Prosecutors in the Netherlands announced plans to try a Dutch woman who joined ISIS with crimes against humanity for allegedly enslaving a Yazidi woman in Syria in 2015.
It is the first time Dutch prosecutors have brought a case of crimes against humanity committed against Yazidis, a religious minority in Iraq who were massacred by ISIS, the prosecution service said.
The woman, identified by Dutch media as Hasna Aarab, will also be tried over alleged membership of a terrorist organisation, as will 11 other women who were repatriated to the Netherlands in November last year from camps for ISIS members in Syria.
Similar trials have been held in Germany where the parliament in January recognised ISIS massacres of the Yazidi population as genocide.

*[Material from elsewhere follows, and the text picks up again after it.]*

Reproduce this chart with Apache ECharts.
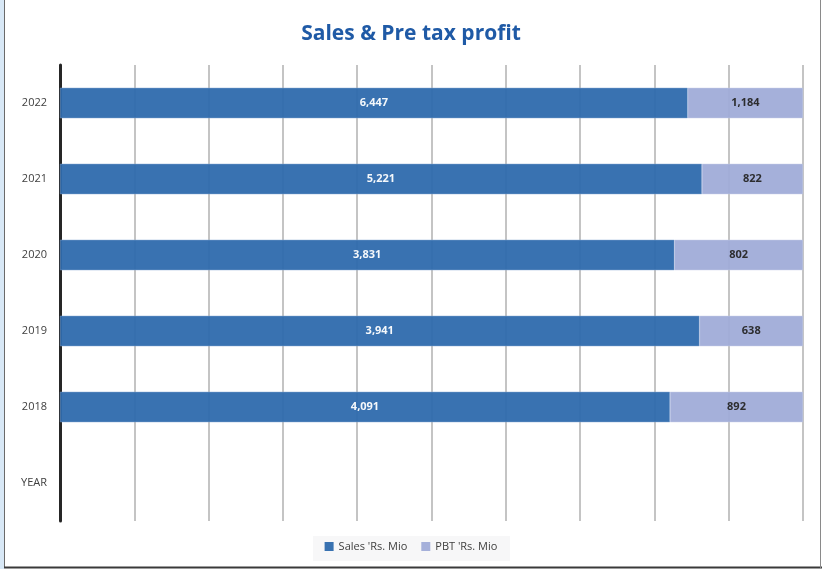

Under Dutch law, national courts can try suspects for war crimes, crimes against humanity and genocide committed on foreign soil, as long as the accused reside in the Netherlands.
A trial date has not yet been set.
ISIS killed more than 3,000 Yazidi, enslaved 7,000 Yazidi women and girls and displaced most of the 550,000-strong community from its ancestral home in northern Iraq.
Yazidis' traditional home is remote corners of northern Iraq where they follow a religion that emerged in Iran more than 4,000 years ago and is rooted in Zoroastrianism. Over time it has also absorbed elements of Islam and Christianity.
Their holiest site is Lalish, a stone complex of shrines and natural springs in Iraq's mountainous north-west.
After the massacres, about 100,000 Yazidis fled to Europe, the US, Australia and Canada, according to UN figures.
Among those who found refuge in Germany was 2018 Nobel Peace Prize winner Nadia Murad who was captured, raped and forced to marry an extremist before she was able to escape.
There are about 1.5 million Yazidis worldwide.